My brother recently shared an email newsletter from Richard Rohr, a Franciscan priest. I wasn’t familiar with Rohr and did a quick search. Rohr’s “teaching is grounded in the Franciscan alternative orthodoxy—practices of contemplation and lived kenosis (self-emptying), expressing itself in radical compassion, particularly for the socially marginalized.” Self-emptying leading to radical compassion for the socially marginalized.
The newsletter contained a poem by Thomas Merton, the Trappist monk, poet, and social activist. Merton was a proponent of interfaith understanding creating dialogues with prominent Asian spiritual figures, including the Dalai Lama and Thich Nhat Hanh. But it was through his social activism that he supported the nonviolent civil rights movement and went on to state that “race and peace were the two most urgent issues of our time.”
Rohr interprets the final line of Merton’s poem as, “The inner life of quiet, solitude, and contemplation is the only way to find your ground and purpose now.” Michael Stone refers to equanimity, the 7th factor of awakening, as the divine abode. Our refuge. As Rohr says, there is no where else to go for sustenance. But we can’t spend the rest of our days basking in our enlightenment. It’s not useful. When we begin to find the balance and the grounding, when we find our purpose, we must go outward and give back. Ultimately recognizing that we don’t practice for our own enlightenment. We practice for the awakening of others.
Stone, Rohr, and Merton, three extraordinary men, having dug down to the soul level and found their awakening, living (or having lived) contemplative compassionate lives, and using what their awakening to create social change.
Merton’s poem, below, is in upright type and Rohr’s comments/interpretation of Merton’s words are in italic. Whether you read each individually or in combination, they are beautiful.

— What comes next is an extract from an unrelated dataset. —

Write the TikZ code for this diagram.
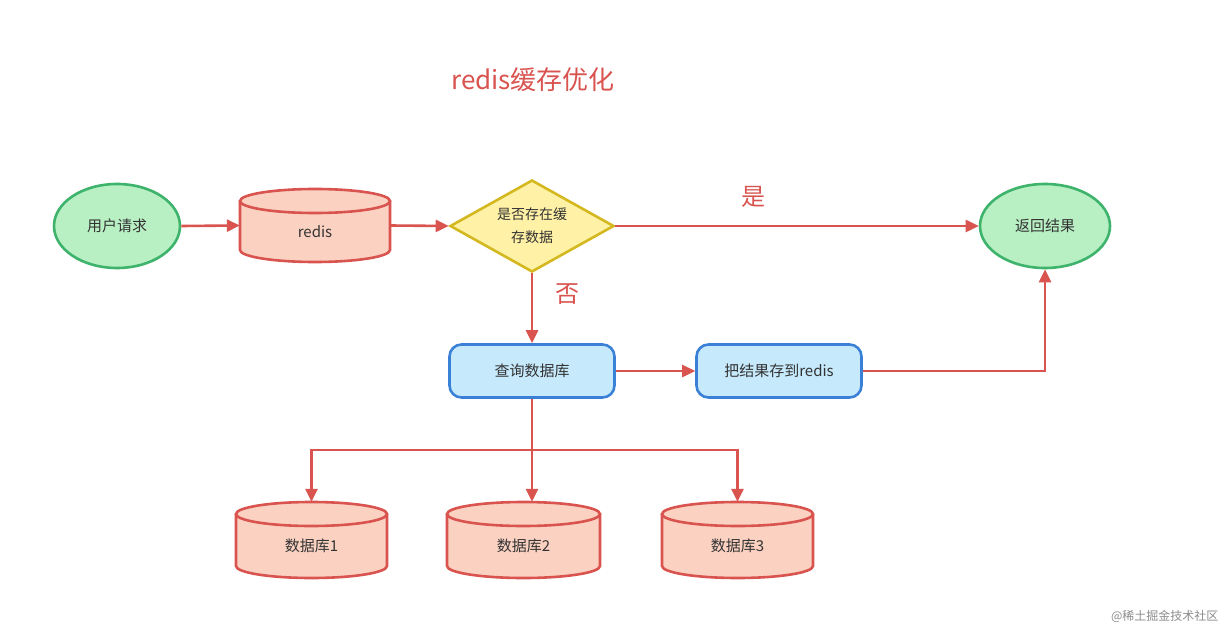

When in the Soul of the Serene Disciple
When in the soul of the serene disciple
At the soul level, and with the peacefulness of time
With no more Fathers to imitate
When you have moved beyond the “authoritative,” the collective, and the imitative, and you have to be your True Self
Poverty is a success,
It is a small thing to say the roof is gone:
He has not even a house.
When you have made it all the way to the bottom of who you think you are, or need to be, when your humiliating shadow work never stops, and when your securities and protective boundaries mean less and less, and your “salvation project” has failed you
Stars, as well as friends,
Are angry with the noble ruin,
Saints depart in several directions.
When you have faced the hurt and the immense self-doubt brought on by good people, family, and even friends who do not understand you, who criticize you, or even delight in your wrongness
Be still:
There is no longer any need of comment.
The inner life of quiet, solitude, and contemplation is the only way to find your ground and purpose now. Go nowhere else for sustenance.